**RECORDS PROVIDED:**
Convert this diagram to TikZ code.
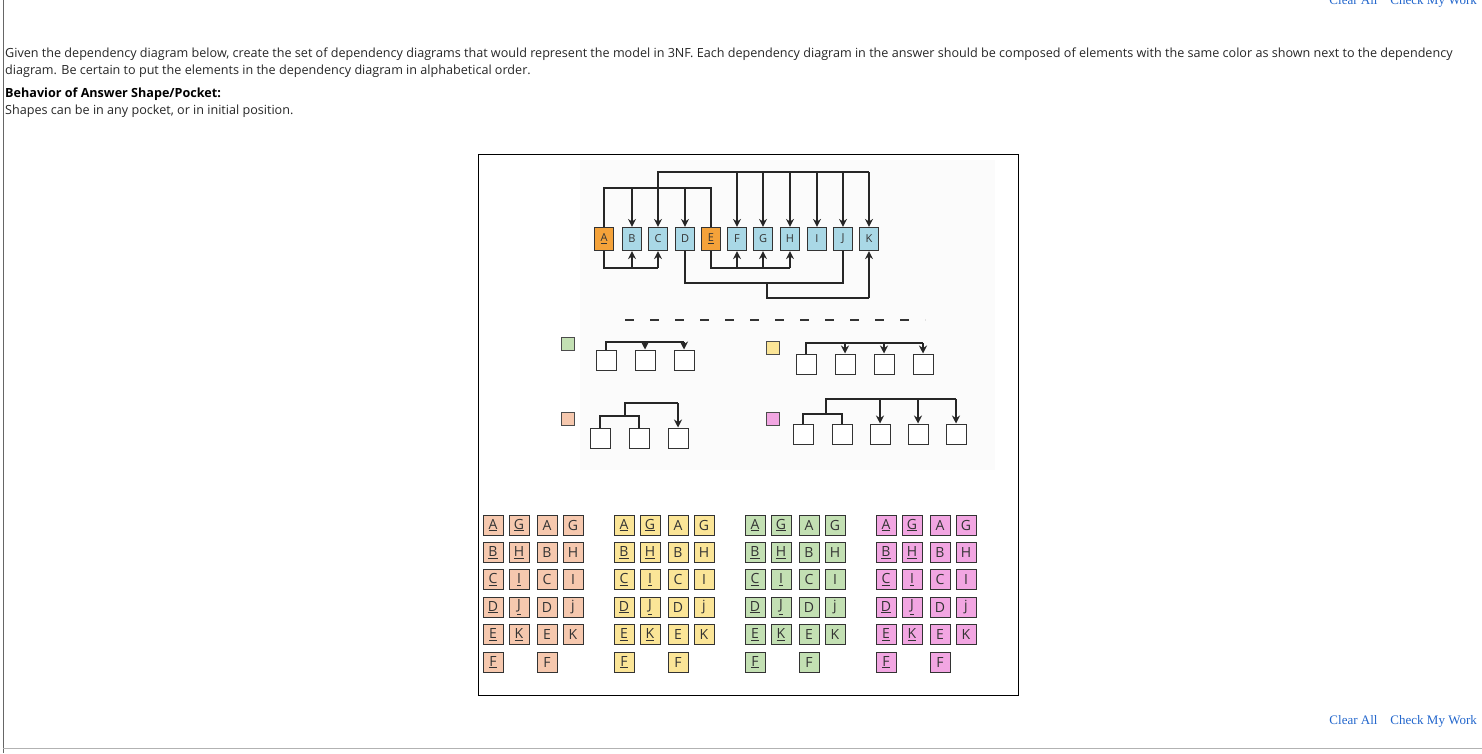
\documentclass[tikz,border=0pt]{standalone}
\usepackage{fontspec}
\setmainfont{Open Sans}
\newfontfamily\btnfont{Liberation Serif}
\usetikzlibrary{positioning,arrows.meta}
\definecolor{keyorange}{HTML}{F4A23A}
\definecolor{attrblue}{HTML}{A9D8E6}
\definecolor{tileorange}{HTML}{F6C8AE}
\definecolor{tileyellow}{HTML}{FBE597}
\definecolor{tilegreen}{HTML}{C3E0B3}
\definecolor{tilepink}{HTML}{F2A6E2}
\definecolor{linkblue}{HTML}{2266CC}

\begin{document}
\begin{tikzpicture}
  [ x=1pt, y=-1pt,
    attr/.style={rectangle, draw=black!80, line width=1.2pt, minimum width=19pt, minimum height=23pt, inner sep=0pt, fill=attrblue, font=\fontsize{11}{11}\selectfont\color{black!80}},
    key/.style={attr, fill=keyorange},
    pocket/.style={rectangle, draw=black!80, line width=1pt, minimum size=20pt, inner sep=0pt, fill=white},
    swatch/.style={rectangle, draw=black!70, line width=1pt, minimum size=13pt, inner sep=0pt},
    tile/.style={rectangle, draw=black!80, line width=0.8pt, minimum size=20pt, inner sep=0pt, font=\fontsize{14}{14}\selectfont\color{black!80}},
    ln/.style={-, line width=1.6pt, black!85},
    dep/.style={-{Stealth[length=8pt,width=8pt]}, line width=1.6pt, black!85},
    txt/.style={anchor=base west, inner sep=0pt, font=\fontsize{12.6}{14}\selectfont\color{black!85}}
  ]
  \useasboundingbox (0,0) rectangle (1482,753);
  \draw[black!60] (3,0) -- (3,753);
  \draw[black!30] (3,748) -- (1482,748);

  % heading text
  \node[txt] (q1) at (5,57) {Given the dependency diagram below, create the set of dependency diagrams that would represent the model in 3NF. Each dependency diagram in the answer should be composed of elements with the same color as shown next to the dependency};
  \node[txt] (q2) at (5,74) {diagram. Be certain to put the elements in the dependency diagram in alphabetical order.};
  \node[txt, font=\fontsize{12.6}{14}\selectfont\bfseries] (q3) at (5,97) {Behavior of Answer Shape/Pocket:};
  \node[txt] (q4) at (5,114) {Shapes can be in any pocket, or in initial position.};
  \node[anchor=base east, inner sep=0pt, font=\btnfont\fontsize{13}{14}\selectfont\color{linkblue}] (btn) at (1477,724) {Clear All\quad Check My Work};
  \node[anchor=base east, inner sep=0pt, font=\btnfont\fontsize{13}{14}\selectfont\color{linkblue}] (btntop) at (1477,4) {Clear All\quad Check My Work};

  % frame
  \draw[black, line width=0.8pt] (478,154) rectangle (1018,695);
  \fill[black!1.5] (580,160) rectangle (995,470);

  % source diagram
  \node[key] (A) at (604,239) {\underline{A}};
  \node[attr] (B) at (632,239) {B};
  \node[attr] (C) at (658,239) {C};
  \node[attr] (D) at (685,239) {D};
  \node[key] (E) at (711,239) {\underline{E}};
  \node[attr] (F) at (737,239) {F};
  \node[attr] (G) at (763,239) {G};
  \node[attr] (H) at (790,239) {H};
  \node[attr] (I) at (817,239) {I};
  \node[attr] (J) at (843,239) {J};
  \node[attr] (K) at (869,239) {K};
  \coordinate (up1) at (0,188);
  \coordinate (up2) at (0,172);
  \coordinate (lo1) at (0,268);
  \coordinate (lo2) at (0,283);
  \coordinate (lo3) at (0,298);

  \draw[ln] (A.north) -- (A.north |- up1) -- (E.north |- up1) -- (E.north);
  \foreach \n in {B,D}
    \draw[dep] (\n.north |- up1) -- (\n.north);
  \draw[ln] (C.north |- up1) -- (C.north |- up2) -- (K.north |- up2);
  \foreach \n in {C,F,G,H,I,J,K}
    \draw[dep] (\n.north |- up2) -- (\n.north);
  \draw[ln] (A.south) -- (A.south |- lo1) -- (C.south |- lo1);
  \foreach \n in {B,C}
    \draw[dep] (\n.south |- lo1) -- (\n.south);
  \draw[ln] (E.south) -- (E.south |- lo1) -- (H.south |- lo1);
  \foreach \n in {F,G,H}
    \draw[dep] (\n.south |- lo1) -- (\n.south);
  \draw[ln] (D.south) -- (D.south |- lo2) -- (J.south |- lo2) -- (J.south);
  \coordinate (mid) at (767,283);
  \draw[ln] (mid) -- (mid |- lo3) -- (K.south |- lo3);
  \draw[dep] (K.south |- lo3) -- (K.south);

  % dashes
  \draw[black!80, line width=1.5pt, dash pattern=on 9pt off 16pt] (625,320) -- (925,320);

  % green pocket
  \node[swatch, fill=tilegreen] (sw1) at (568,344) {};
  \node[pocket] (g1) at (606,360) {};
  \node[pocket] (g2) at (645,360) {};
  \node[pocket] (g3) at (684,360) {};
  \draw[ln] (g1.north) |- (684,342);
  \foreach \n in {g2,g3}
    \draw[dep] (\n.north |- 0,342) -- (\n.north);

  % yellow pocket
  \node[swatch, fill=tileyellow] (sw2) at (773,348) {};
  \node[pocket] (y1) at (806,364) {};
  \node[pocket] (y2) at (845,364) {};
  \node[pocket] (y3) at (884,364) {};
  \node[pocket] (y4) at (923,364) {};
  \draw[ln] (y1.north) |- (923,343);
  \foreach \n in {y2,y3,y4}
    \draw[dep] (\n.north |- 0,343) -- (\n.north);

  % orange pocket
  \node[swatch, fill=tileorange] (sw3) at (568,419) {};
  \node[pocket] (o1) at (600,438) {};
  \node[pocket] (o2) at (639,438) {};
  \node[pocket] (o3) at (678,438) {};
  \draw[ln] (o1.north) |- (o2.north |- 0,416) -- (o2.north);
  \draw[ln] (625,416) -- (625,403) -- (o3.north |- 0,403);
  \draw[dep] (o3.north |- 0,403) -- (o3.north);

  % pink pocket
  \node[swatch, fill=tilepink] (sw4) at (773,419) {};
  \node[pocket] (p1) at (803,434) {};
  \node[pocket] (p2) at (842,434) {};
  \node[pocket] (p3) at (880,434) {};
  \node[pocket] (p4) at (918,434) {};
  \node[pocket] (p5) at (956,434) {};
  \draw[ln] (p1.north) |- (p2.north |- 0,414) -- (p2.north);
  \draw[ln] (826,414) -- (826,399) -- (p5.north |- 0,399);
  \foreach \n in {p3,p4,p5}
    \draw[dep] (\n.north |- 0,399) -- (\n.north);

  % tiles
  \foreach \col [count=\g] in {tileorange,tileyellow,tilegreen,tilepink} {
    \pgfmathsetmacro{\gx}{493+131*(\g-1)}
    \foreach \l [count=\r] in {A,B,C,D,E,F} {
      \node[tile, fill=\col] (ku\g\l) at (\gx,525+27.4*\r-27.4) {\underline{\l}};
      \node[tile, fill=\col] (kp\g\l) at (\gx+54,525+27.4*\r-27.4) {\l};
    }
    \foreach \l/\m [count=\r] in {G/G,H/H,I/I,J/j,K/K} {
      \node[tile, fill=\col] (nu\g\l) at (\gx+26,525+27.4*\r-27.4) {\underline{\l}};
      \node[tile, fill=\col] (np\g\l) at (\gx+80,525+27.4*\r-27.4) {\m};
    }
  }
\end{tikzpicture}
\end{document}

==

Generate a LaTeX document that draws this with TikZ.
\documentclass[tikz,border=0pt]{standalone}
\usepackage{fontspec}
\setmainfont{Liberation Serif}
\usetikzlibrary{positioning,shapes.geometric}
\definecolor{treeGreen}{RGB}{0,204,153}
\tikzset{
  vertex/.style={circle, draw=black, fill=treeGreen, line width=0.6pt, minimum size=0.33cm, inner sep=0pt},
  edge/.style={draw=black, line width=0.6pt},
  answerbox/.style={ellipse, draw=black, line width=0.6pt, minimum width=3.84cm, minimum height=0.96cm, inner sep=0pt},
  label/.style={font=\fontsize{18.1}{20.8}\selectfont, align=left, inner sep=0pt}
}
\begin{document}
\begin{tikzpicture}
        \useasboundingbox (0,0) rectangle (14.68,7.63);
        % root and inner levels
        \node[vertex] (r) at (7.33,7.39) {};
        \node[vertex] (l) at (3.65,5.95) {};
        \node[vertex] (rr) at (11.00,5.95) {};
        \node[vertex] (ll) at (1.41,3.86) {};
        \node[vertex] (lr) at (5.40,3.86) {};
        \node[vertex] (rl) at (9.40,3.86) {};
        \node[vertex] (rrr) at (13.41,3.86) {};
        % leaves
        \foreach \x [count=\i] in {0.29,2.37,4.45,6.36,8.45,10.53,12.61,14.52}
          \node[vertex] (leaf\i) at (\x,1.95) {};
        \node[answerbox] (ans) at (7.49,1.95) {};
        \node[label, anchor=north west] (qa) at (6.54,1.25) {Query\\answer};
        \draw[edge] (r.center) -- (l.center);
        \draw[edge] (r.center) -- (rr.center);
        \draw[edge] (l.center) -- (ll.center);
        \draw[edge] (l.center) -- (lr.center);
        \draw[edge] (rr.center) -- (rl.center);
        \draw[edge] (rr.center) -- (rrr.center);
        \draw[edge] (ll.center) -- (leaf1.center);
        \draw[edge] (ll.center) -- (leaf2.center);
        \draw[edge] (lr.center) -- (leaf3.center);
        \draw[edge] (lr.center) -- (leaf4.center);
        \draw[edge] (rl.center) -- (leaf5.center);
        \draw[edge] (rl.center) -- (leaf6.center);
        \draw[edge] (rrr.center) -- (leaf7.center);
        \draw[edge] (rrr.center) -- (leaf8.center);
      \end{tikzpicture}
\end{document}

...

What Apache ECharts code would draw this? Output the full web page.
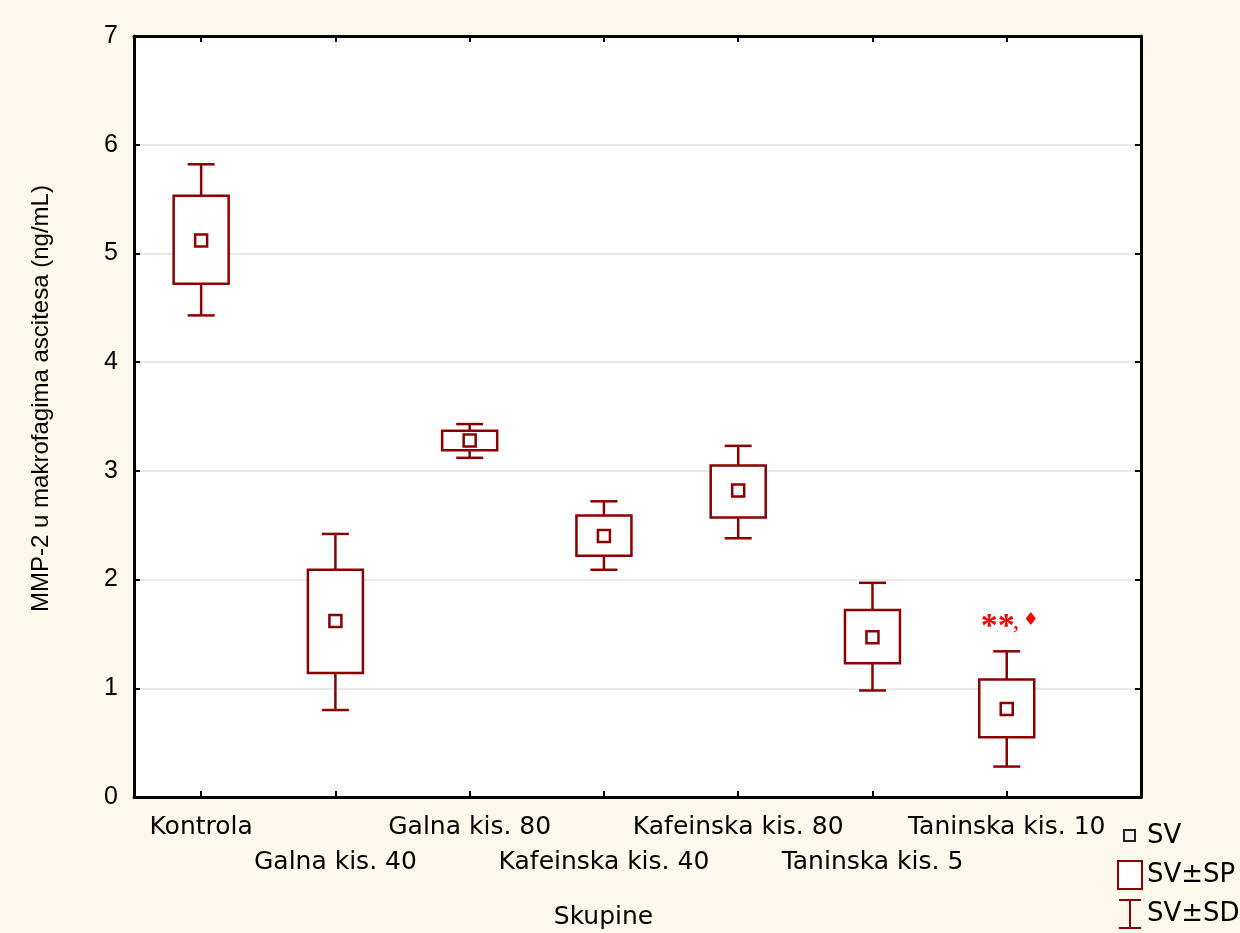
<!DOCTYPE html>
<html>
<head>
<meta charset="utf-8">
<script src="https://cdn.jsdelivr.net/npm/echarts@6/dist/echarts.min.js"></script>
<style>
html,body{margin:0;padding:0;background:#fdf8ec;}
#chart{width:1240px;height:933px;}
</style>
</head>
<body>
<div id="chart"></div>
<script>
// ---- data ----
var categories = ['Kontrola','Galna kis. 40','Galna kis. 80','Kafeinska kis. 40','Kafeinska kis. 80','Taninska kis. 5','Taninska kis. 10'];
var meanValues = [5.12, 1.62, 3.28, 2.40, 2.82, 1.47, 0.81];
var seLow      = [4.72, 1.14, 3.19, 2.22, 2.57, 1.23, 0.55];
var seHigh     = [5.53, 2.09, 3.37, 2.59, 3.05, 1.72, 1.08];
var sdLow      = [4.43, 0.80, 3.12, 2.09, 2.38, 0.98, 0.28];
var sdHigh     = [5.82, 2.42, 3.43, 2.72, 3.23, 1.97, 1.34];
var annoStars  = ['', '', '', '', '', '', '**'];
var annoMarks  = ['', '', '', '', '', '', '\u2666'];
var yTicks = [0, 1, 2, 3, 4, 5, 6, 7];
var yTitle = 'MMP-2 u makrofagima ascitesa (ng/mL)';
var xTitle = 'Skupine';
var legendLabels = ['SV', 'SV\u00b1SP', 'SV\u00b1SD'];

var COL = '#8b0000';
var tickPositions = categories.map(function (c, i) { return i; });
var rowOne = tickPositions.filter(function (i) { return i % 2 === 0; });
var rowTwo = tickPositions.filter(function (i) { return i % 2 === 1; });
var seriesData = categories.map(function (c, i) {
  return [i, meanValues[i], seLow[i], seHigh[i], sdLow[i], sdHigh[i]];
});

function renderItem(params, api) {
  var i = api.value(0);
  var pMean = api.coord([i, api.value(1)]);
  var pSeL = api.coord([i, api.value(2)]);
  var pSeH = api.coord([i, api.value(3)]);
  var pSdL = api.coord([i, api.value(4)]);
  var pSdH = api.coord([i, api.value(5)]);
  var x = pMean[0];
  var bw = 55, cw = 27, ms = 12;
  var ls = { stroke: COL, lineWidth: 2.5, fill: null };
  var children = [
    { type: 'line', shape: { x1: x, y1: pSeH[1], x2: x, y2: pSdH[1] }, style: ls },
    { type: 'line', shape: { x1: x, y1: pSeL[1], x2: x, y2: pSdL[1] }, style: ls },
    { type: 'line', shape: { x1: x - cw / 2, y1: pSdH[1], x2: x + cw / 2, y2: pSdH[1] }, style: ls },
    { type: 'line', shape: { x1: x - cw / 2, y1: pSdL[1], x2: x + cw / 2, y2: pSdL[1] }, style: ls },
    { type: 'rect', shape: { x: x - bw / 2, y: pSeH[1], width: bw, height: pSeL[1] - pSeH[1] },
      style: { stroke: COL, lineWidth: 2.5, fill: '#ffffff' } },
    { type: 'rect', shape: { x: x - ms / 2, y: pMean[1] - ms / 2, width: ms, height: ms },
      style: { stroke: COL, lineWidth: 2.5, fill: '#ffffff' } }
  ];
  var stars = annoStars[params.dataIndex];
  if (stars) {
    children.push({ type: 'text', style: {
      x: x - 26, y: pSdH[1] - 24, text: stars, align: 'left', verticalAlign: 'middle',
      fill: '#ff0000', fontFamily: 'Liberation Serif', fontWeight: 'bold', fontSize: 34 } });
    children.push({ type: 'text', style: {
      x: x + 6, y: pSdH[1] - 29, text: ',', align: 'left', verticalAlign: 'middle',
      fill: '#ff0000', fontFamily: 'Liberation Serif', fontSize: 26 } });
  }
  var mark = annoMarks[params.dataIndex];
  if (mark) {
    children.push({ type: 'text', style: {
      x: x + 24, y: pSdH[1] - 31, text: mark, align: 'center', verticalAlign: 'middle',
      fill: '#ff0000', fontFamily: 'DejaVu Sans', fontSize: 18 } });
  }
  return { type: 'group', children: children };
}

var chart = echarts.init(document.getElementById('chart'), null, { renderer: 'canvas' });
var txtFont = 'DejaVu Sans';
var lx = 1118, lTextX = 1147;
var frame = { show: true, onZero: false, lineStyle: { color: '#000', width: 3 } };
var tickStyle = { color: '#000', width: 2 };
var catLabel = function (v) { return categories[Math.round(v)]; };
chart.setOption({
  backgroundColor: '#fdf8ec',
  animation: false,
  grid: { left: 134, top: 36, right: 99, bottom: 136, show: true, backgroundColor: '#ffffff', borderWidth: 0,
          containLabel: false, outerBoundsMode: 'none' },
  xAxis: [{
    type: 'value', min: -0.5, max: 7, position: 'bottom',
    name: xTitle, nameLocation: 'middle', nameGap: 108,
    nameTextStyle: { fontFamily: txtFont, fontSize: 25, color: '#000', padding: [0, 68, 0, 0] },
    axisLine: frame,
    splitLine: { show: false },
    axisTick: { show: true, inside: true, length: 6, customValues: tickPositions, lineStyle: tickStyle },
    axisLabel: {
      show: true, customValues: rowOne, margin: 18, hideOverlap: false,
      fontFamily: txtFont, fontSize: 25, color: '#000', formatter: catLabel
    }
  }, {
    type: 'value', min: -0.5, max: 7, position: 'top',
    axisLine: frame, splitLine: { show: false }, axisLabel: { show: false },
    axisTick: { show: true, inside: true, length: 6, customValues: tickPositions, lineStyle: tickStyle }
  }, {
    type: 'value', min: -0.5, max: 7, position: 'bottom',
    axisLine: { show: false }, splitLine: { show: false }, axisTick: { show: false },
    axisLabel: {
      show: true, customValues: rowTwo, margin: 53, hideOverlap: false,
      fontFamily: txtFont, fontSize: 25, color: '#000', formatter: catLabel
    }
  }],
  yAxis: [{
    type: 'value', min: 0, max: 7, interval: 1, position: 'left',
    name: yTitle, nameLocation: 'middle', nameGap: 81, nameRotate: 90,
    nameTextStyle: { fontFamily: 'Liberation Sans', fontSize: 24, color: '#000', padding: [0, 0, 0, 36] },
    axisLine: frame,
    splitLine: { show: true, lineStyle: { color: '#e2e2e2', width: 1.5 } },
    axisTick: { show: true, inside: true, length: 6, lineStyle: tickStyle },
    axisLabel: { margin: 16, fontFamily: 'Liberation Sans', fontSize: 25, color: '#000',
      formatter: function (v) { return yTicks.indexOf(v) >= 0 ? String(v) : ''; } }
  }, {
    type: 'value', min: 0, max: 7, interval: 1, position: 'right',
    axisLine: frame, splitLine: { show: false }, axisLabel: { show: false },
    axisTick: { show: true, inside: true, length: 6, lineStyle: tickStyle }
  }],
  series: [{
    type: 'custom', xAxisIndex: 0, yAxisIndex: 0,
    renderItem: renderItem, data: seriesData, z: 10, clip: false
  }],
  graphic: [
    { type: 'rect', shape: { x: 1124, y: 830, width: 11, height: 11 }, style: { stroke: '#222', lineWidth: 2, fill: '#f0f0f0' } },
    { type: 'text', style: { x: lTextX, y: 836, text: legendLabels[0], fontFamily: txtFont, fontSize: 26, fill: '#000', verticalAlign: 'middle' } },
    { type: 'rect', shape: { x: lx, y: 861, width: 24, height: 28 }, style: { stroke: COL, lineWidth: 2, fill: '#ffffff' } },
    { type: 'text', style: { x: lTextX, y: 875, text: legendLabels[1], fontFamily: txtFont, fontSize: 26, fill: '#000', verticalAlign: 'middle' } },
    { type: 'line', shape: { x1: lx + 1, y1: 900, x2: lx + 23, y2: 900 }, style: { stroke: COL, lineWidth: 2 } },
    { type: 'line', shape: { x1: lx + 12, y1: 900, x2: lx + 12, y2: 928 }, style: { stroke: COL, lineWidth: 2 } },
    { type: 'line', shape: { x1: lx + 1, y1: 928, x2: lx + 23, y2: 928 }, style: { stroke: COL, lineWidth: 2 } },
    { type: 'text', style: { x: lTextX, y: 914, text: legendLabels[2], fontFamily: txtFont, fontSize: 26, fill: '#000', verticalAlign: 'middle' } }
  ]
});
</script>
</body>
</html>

**GOAL:**
Look through the entries above for the word "with". Copy every line where it shows up.

**FINAL ANSWER:**
  \node[txt] (q1) at (5,57) {Given the dependency diagram below, create the set of dependency diagrams that would represent the model in 3NF. Each dependency diagram in the answer should be composed of elements with the same color as shown next to the dependency};
Generate a LaTeX document that draws this with TikZ.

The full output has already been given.